Exercise =
Omit the pictures and print exactly the lines of the listing below, starting at the first and ending at the line containing "43, 45.5, 48.5, 51.5, 53.7, 57, 60, 62.4, 64.5, 67, 70]".

====== Provided material

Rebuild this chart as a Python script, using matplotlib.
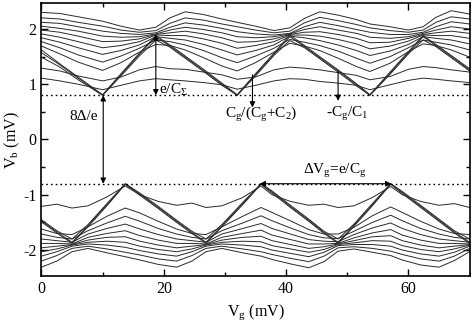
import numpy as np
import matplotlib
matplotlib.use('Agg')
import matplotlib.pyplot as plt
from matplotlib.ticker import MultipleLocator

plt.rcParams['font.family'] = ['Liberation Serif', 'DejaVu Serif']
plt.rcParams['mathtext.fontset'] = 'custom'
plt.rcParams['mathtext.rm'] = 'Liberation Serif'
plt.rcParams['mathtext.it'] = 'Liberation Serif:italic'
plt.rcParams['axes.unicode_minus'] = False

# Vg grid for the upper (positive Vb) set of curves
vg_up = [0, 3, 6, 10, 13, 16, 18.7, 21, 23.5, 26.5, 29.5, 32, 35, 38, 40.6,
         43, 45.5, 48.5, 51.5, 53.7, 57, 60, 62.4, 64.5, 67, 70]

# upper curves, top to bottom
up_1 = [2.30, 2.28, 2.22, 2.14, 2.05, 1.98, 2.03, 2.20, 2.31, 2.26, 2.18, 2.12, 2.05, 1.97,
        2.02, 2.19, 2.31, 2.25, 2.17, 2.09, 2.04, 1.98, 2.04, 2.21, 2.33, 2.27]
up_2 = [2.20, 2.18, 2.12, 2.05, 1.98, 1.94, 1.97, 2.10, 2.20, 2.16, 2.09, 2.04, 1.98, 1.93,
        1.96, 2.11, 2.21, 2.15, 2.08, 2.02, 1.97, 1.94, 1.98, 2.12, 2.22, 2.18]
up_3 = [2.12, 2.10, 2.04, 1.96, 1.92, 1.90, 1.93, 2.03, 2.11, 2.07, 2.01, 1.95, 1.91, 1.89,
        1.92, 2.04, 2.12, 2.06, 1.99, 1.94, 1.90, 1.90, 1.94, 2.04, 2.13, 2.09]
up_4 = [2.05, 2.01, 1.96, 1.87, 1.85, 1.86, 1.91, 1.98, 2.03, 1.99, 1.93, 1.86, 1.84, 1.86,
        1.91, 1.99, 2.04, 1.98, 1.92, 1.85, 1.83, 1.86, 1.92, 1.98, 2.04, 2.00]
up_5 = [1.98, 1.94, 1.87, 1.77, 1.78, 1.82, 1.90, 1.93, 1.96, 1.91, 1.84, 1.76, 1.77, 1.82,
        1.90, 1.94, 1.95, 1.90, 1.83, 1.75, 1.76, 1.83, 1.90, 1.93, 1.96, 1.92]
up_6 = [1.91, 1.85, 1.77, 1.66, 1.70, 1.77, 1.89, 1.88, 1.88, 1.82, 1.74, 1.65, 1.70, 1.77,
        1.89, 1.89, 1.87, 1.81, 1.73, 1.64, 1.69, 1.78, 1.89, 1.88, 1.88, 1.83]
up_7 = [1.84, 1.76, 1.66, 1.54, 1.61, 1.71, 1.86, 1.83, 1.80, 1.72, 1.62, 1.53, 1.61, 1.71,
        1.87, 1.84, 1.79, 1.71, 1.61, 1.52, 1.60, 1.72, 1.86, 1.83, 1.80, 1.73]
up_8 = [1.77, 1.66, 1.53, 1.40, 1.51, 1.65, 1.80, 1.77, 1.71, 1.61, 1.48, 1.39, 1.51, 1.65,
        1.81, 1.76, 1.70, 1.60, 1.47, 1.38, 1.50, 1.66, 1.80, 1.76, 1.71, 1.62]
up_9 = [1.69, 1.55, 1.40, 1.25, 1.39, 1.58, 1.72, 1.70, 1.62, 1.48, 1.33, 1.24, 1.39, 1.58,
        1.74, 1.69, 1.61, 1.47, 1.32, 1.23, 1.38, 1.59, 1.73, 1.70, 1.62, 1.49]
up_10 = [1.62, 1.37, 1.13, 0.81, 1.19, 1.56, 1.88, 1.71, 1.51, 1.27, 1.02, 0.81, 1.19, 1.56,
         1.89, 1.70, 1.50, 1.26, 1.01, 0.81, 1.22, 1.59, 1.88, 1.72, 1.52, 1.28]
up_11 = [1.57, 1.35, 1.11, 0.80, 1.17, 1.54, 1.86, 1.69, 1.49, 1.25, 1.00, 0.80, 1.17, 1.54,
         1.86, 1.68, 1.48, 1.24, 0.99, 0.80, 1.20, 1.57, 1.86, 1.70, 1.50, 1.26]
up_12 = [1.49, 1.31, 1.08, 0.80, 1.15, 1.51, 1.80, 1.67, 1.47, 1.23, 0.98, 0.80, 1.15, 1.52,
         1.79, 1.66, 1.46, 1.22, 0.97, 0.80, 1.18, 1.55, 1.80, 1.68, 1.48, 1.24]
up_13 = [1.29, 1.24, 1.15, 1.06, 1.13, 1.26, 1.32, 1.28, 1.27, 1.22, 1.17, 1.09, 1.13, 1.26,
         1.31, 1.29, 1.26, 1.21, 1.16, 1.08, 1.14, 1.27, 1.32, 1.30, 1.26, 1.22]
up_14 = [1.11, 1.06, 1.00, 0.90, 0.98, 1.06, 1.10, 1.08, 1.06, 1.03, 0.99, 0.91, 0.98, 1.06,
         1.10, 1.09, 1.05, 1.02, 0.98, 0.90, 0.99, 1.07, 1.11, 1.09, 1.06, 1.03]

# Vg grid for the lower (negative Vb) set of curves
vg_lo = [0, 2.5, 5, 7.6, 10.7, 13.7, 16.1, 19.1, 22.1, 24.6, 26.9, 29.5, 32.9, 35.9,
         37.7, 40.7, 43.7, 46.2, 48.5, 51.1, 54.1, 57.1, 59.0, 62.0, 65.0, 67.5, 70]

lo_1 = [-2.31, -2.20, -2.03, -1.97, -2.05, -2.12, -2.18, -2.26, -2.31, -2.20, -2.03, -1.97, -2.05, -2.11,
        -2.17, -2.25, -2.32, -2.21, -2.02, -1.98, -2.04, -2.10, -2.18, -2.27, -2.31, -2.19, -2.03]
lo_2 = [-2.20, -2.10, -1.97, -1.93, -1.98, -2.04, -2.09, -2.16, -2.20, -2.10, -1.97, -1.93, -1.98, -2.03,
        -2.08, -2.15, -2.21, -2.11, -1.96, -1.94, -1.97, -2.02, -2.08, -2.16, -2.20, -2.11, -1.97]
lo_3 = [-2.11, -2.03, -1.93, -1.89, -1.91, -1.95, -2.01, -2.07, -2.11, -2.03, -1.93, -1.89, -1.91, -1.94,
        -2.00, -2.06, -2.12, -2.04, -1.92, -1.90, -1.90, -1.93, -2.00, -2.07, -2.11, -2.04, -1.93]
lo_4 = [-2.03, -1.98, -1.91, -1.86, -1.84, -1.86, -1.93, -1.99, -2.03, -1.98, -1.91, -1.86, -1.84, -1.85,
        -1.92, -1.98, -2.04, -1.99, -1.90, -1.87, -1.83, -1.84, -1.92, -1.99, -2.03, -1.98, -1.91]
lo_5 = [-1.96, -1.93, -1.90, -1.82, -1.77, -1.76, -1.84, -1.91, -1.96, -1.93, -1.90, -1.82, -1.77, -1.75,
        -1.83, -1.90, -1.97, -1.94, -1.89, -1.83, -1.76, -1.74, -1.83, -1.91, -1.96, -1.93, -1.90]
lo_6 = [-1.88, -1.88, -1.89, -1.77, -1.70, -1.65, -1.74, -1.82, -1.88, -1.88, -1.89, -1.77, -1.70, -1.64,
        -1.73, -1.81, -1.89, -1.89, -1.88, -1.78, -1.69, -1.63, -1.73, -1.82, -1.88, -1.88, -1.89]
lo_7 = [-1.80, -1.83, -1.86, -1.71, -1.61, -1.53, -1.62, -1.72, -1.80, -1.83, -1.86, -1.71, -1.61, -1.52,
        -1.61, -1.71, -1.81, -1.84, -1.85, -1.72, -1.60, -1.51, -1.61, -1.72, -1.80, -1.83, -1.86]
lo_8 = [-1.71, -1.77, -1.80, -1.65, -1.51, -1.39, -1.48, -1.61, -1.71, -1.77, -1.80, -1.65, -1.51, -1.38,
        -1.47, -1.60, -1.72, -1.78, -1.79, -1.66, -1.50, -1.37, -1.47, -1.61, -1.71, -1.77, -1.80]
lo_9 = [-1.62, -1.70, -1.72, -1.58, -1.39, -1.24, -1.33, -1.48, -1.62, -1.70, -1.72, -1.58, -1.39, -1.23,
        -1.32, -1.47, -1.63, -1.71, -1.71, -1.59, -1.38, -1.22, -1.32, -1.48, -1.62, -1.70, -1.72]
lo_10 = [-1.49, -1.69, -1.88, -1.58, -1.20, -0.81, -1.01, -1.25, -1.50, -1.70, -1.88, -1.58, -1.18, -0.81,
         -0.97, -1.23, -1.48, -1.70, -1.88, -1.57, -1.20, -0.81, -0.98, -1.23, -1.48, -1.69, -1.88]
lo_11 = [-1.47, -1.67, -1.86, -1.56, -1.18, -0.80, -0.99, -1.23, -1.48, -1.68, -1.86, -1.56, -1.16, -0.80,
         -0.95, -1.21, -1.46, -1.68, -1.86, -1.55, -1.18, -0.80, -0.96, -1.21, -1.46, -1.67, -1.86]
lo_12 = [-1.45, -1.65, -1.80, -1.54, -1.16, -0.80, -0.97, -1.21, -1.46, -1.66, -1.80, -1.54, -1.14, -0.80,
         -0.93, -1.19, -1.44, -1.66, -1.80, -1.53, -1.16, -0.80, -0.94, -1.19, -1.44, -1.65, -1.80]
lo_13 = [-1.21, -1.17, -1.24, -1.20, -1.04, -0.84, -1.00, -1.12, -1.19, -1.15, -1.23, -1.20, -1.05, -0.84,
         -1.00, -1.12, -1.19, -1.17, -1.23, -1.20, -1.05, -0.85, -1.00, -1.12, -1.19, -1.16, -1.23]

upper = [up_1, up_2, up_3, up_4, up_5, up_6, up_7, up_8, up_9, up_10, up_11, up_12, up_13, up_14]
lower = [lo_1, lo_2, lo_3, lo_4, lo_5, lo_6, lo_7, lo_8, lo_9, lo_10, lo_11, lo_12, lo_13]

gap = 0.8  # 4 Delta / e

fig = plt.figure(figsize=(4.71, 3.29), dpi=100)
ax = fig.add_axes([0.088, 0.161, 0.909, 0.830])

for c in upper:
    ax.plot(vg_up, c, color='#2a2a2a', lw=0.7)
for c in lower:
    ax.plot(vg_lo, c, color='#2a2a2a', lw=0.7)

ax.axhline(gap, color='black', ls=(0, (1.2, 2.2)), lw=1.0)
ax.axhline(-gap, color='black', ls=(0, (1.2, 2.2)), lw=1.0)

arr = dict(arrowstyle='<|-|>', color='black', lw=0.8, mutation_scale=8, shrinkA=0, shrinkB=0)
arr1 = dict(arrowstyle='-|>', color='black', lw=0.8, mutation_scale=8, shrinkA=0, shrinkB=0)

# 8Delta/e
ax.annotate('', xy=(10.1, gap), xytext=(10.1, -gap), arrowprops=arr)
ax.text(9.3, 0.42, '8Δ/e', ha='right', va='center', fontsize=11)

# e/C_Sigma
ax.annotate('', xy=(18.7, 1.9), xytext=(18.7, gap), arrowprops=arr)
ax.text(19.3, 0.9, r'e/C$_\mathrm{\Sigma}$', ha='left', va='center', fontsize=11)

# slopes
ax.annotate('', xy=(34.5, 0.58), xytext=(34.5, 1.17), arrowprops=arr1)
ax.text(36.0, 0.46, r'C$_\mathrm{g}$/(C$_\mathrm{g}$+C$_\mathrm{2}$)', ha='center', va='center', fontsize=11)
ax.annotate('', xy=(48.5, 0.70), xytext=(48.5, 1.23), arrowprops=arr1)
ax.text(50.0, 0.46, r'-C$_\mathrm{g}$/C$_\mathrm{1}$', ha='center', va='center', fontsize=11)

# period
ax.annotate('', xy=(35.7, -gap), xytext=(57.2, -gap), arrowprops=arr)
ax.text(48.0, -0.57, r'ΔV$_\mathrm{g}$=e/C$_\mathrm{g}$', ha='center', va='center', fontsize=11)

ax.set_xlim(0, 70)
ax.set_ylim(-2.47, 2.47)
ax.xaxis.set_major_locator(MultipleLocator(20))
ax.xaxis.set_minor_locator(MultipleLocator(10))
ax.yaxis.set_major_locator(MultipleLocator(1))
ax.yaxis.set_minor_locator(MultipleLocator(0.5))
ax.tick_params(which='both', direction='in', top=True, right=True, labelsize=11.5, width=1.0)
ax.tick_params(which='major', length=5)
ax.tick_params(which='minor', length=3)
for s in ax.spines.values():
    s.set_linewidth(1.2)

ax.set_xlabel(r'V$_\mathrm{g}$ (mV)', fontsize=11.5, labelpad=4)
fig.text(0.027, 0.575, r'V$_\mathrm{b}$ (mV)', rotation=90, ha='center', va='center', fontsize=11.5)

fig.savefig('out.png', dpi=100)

============

Answer to the task =
Rebuild this chart as a Python script, using matplotlib.
import numpy as np
import matplotlib
matplotlib.use('Agg')
import matplotlib.pyplot as plt
from matplotlib.ticker import MultipleLocator

plt.rcParams['font.family'] = ['Liberation Serif', 'DejaVu Serif']
plt.rcParams['mathtext.fontset'] = 'custom'
plt.rcParams['mathtext.rm'] = 'Liberation Serif'
plt.rcParams['mathtext.it'] = 'Liberation Serif:italic'
plt.rcParams['axes.unicode_minus'] = False

# Vg grid for the upper (positive Vb) set of curves
vg_up = [0, 3, 6, 10, 13, 16, 18.7, 21, 23.5, 26.5, 29.5, 32, 35, 38, 40.6,
         43, 45.5, 48.5, 51.5, 53.7, 57, 60, 62.4, 64.5, 67, 70]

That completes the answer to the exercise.